Screening criteria for high-performance p-type transparent conducting materials and their applications

To accelerate discovery of promising p-type transparent conducting materials (TCMs), a screening strategy is formulated based on calculable selection metrics of thermodynamic stability, wide gap, low hole effective mass, and p-type dopability. Using this screening strategy, we identified three best-of class p-type TCM candidates (CaTe, BaTe and BeS) with combination properties of good transparency, high carrier mobility, and excellent hole dopability. Based on ionization energy calculations, we have established a concise and reliable criterion for assessing p-type performance. It is concluded that BeS is readily accessible an intrinsic p-type TCM, while CaTe and BaTe requiring extrinsic doping.
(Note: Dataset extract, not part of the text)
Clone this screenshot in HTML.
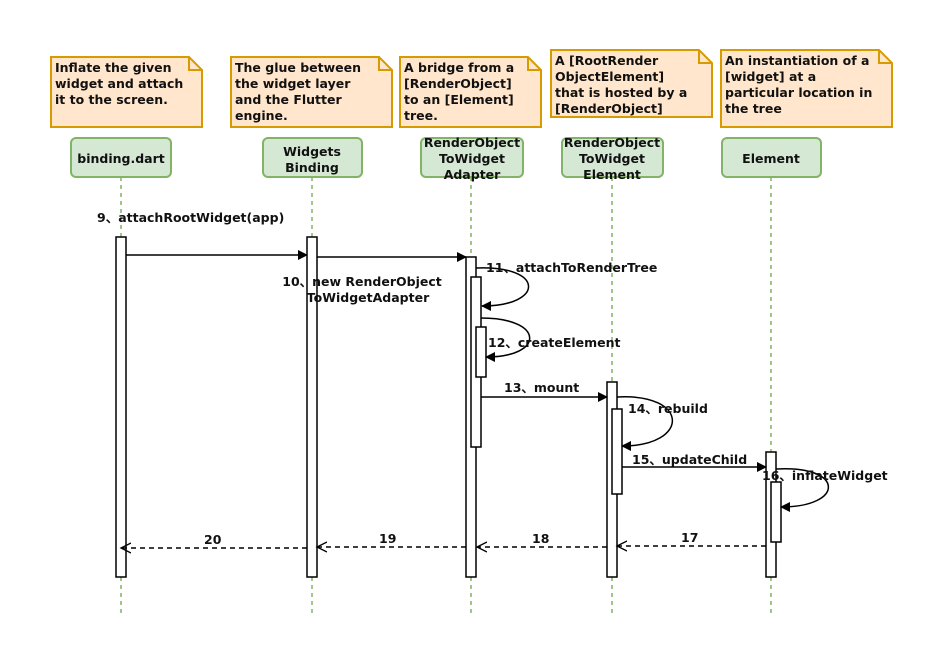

Defect calculations are performed for the three compounds, providing strong support for our results. Although the defect calculations indicate a lack of shallow hole-producing defects in CaTe and BaTe, they both would be promising p-type TCMs when introducing impurities such as Na and K acceptor dopants. BeS contains an acceptor-type defect with a low formation energy (Be vacancies), which is responsible for its intrinsic p-type behavior. This physically formulated screening strategy would motivate the exploration and design of other advanced functional materials, and our established criterion could be another route to identify the p/n-type behavior of materials.